§ Excerpt from a dataset:

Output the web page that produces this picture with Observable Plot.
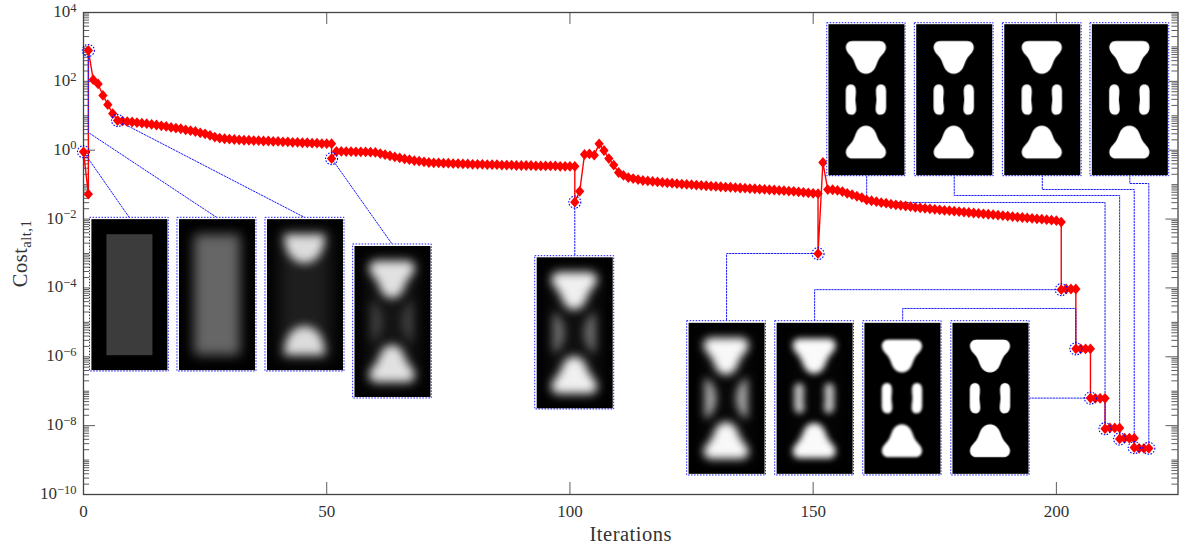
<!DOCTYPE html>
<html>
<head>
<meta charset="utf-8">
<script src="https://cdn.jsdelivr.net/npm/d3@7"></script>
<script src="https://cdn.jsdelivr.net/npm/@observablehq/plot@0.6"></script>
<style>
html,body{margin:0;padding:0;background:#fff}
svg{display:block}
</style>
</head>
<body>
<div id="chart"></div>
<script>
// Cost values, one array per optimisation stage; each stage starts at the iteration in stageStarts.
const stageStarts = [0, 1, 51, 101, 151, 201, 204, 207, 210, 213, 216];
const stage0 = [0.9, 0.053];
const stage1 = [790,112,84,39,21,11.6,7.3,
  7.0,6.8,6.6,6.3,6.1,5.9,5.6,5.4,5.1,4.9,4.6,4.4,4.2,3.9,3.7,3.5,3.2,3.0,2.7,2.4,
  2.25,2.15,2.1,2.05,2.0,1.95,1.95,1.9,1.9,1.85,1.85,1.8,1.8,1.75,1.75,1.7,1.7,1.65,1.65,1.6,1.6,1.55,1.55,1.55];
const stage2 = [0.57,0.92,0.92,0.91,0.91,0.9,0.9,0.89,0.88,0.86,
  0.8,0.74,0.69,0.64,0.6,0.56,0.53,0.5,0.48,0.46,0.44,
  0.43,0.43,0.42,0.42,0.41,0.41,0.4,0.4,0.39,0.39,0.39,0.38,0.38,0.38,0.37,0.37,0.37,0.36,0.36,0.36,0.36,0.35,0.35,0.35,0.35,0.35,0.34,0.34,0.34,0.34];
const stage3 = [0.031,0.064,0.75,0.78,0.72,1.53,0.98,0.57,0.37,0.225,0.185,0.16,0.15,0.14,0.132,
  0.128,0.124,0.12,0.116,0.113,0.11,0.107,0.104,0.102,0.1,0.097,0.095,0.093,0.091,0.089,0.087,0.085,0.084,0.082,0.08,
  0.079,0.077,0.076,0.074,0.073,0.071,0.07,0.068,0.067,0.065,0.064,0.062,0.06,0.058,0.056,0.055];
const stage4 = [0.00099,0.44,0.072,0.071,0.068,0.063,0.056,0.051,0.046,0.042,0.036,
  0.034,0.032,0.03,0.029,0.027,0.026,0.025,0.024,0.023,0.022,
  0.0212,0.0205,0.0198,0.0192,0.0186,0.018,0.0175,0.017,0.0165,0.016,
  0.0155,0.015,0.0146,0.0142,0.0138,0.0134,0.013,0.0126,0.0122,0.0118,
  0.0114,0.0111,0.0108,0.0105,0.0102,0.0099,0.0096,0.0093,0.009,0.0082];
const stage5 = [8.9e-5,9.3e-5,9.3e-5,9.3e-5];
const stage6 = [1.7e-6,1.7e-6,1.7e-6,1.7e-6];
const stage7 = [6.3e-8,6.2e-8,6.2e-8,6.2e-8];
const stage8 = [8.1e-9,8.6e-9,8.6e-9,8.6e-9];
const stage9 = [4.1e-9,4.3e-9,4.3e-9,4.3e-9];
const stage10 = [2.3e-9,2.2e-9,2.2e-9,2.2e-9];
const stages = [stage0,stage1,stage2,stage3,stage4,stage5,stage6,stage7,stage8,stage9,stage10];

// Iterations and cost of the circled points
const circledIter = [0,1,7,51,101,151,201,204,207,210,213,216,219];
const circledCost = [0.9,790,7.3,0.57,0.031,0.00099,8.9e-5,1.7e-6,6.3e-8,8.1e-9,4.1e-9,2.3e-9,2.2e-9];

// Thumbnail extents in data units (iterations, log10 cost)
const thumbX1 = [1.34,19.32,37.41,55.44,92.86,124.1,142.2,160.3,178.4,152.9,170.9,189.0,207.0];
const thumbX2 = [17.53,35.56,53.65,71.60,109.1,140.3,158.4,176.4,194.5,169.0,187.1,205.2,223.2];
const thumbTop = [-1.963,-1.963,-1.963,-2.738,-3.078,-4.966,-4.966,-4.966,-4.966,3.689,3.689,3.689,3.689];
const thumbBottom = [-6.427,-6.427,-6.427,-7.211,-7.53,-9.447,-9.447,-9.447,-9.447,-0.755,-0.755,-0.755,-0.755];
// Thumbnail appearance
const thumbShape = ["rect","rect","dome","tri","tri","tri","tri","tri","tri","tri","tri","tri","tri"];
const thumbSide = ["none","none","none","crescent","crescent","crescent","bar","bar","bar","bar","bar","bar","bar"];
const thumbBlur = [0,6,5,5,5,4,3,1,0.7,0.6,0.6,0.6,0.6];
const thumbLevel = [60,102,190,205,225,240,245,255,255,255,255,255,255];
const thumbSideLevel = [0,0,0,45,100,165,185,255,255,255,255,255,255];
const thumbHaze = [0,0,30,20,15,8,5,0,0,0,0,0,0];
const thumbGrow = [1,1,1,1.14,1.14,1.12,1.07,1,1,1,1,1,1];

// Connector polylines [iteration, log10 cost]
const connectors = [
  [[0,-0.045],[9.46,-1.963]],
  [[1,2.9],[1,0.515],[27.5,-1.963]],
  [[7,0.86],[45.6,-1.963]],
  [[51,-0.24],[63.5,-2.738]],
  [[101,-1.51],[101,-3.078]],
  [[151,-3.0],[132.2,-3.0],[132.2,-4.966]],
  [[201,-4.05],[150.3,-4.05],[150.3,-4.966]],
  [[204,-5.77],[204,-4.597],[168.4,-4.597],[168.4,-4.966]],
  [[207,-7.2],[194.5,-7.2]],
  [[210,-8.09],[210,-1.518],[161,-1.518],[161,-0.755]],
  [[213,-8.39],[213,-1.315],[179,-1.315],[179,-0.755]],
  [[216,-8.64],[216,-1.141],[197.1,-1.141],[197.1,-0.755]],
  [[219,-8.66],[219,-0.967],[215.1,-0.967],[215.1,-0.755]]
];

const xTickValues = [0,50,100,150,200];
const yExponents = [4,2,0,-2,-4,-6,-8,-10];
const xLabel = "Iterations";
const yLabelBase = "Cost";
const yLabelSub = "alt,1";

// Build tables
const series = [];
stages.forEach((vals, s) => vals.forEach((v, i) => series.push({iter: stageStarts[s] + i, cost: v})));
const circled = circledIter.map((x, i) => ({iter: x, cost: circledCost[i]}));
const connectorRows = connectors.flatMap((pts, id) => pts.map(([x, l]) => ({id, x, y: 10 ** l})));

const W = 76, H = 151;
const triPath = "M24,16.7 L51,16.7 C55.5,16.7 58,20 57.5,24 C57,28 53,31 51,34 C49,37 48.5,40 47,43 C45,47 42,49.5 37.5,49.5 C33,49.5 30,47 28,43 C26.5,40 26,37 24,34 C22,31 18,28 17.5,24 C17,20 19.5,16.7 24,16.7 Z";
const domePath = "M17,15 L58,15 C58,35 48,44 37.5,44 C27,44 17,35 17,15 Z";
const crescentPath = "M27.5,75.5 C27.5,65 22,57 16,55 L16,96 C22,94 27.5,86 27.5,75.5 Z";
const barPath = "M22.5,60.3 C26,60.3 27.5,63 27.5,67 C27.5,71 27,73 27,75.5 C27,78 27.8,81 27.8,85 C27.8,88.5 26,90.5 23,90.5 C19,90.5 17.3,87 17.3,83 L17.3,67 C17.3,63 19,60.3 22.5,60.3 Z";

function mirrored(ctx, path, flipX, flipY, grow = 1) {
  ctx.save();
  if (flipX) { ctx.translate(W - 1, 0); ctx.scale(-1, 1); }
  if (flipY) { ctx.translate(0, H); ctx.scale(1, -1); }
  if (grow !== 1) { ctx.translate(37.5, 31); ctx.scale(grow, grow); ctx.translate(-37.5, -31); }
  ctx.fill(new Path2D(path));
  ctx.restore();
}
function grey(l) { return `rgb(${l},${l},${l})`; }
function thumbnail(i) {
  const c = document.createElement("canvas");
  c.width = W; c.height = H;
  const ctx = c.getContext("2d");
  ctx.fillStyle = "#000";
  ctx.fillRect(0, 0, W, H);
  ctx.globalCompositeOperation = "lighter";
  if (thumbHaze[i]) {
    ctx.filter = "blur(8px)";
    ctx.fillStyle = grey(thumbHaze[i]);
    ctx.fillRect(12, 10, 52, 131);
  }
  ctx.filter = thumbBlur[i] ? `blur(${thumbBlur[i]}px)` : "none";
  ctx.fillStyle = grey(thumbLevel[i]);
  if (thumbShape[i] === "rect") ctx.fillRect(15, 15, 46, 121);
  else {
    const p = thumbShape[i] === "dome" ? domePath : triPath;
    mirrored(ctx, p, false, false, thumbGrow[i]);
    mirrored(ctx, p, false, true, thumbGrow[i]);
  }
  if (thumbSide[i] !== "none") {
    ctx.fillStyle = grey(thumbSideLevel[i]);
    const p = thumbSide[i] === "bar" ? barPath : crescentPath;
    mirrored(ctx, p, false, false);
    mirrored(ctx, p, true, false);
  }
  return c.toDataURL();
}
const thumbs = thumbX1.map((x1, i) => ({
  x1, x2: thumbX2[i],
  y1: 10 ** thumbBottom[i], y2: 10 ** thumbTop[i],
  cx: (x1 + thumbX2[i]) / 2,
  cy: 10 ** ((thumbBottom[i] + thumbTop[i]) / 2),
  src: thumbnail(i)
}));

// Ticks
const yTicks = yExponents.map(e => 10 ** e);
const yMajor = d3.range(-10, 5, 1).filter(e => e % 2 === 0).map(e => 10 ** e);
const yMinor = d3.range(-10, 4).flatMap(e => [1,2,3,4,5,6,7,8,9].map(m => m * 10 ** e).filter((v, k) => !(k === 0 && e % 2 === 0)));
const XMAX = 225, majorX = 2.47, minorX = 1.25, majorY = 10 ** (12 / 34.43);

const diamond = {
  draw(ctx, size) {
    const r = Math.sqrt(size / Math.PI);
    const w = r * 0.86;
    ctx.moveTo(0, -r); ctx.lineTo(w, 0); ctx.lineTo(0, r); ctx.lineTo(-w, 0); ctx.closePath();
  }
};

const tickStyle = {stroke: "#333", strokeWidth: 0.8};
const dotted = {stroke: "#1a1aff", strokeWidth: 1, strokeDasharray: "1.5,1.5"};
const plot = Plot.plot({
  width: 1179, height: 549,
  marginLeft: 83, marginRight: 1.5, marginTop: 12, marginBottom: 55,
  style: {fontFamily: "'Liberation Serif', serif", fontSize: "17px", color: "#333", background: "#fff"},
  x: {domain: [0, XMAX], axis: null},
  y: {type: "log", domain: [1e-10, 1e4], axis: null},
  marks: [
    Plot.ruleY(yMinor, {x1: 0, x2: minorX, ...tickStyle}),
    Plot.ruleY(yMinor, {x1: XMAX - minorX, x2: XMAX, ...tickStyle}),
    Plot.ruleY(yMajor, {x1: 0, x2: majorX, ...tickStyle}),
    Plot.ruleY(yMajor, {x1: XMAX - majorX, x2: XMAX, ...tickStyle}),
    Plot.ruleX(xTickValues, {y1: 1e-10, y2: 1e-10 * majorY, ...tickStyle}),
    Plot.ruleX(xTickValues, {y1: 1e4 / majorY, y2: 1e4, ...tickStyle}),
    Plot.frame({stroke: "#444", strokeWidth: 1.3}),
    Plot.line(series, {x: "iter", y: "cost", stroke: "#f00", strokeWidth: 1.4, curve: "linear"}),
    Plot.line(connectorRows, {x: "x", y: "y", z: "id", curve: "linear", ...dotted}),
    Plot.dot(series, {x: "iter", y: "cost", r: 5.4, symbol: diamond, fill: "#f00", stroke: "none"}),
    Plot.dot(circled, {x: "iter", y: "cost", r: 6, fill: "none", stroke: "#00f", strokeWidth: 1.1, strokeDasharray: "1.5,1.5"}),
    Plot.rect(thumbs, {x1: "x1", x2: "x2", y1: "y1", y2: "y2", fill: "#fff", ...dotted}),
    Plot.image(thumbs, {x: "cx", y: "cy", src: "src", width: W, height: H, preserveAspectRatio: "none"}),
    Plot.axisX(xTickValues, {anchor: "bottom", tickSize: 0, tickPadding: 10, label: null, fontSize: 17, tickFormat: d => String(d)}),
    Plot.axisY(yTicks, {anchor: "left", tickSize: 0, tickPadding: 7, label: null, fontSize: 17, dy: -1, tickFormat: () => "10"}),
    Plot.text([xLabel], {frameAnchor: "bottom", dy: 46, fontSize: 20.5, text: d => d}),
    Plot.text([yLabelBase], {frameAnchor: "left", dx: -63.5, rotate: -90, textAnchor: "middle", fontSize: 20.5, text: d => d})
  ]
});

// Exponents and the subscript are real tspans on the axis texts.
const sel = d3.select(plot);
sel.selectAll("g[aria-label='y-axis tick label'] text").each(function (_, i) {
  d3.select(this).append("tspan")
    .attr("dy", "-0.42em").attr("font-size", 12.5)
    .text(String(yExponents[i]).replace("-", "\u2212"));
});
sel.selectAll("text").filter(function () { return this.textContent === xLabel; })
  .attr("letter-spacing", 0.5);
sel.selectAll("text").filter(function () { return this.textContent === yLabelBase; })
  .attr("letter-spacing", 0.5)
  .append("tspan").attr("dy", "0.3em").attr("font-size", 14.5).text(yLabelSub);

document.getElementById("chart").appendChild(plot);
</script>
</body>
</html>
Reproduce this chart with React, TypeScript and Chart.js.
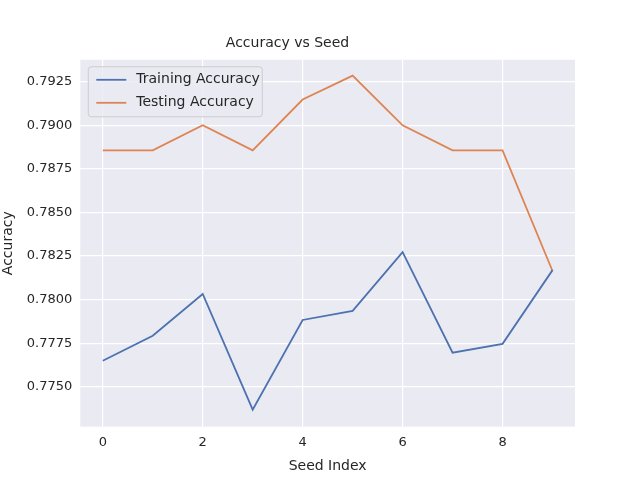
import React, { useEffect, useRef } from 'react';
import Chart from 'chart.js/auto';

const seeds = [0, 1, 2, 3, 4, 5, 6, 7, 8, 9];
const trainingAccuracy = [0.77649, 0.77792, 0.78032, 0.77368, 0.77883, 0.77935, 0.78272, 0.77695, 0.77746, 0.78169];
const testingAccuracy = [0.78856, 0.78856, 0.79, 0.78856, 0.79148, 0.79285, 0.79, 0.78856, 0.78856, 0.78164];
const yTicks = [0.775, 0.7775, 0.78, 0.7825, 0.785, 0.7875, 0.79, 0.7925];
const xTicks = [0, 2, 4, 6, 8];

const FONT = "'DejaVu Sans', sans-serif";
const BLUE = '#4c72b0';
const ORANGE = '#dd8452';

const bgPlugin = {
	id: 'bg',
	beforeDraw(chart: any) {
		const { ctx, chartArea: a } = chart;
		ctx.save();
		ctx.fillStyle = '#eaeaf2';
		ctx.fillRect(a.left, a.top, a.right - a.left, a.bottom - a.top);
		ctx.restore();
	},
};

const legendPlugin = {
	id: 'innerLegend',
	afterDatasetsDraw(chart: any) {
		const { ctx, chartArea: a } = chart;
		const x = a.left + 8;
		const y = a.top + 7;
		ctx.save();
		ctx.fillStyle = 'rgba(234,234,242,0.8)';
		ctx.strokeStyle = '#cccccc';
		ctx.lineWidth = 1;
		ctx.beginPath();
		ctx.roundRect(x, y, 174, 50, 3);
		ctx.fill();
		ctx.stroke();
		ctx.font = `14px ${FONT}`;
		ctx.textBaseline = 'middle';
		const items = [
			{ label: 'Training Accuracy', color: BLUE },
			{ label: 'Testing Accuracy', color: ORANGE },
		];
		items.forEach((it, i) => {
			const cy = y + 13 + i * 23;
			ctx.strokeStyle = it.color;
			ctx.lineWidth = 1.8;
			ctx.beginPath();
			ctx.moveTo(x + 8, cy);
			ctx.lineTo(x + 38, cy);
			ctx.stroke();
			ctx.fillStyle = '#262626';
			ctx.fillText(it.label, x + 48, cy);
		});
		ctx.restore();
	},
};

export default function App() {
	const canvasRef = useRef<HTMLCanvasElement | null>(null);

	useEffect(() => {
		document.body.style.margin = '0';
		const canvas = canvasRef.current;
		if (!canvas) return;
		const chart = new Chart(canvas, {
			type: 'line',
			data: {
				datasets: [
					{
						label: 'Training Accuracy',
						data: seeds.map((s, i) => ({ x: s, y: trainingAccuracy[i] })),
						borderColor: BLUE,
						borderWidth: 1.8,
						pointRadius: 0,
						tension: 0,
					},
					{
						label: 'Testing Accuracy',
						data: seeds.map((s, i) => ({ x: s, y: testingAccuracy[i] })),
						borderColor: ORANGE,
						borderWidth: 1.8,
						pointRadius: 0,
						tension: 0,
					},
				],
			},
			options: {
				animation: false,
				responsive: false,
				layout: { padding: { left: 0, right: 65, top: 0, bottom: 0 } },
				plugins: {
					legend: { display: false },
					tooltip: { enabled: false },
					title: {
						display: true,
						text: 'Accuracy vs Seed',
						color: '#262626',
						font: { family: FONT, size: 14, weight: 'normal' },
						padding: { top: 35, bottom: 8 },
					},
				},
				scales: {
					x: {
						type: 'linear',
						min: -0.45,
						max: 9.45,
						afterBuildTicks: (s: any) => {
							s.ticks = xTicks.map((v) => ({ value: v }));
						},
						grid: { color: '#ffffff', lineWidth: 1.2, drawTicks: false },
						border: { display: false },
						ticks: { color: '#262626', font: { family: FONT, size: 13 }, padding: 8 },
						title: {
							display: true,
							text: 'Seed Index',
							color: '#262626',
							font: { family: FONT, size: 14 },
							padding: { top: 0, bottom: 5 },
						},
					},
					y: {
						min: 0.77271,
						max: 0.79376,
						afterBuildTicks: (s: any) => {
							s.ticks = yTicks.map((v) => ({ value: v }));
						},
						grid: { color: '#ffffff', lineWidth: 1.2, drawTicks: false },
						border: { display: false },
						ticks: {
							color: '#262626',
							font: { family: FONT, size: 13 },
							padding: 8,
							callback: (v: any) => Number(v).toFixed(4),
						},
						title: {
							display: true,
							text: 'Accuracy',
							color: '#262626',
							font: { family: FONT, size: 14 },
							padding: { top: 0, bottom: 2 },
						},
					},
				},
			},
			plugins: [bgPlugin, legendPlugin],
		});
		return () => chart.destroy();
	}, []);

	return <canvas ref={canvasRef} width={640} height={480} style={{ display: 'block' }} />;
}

§ Challenge:
Exactly reproduce the lines from the line holding "Reproduce this chart" through the line holding "const canvasRef = useRef<HTMLCanvasElement", and only those; pictures are to be left out.

§ Answer for the task:
Reproduce this chart with React, TypeScript and Chart.js.
import React, { useEffect, useRef } from 'react';
import Chart from 'chart.js/auto';

const seeds = [0, 1, 2, 3, 4, 5, 6, 7, 8, 9];
const trainingAccuracy = [0.77649, 0.77792, 0.78032, 0.77368, 0.77883, 0.77935, 0.78272, 0.77695, 0.77746, 0.78169];
const testingAccuracy = [0.78856, 0.78856, 0.79, 0.78856, 0.79148, 0.79285, 0.79, 0.78856, 0.78856, 0.78164];
const yTicks = [0.775, 0.7775, 0.78, 0.7825, 0.785, 0.7875, 0.79, 0.7925];
const xTicks = [0, 2, 4, 6, 8];

const FONT = "'DejaVu Sans', sans-serif";
const BLUE = '#4c72b0';
const ORANGE = '#dd8452';

const bgPlugin = {
	id: 'bg',
	beforeDraw(chart: any) {
		const { ctx, chartArea: a } = chart;
		ctx.save();
		ctx.fillStyle = '#eaeaf2';
		ctx.fillRect(a.left, a.top, a.right - a.left, a.bottom - a.top);
		ctx.restore();
	},
};

const legendPlugin = {
	id: 'innerLegend',
	afterDatasetsDraw(chart: any) {
		const { ctx, chartArea: a } = chart;
		const x = a.left + 8;
		const y = a.top + 7;
		ctx.save();
		ctx.fillStyle = 'rgba(234,234,242,0.8)';
		ctx.strokeStyle = '#cccccc';
		ctx.lineWidth = 1;
		ctx.beginPath();
		ctx.roundRect(x, y, 174, 50, 3);
		ctx.fill();
		ctx.stroke();
		ctx.font = `14px ${FONT}`;
		ctx.textBaseline = 'middle';
		const items = [
			{ label: 'Training Accuracy', color: BLUE },
			{ label: 'Testing Accuracy', color: ORANGE },
		];
		items.forEach((it, i) => {
			const cy = y + 13 + i * 23;
			ctx.strokeStyle = it.color;
			ctx.lineWidth = 1.8;
			ctx.beginPath();
			ctx.moveTo(x + 8, cy);
			ctx.lineTo(x + 38, cy);
			ctx.stroke();
			ctx.fillStyle = '#262626';
			ctx.fillText(it.label, x + 48, cy);
		});
		ctx.restore();
	},
};

export default function App() {
	const canvasRef = useRef<HTMLCanvasElement | null>(null);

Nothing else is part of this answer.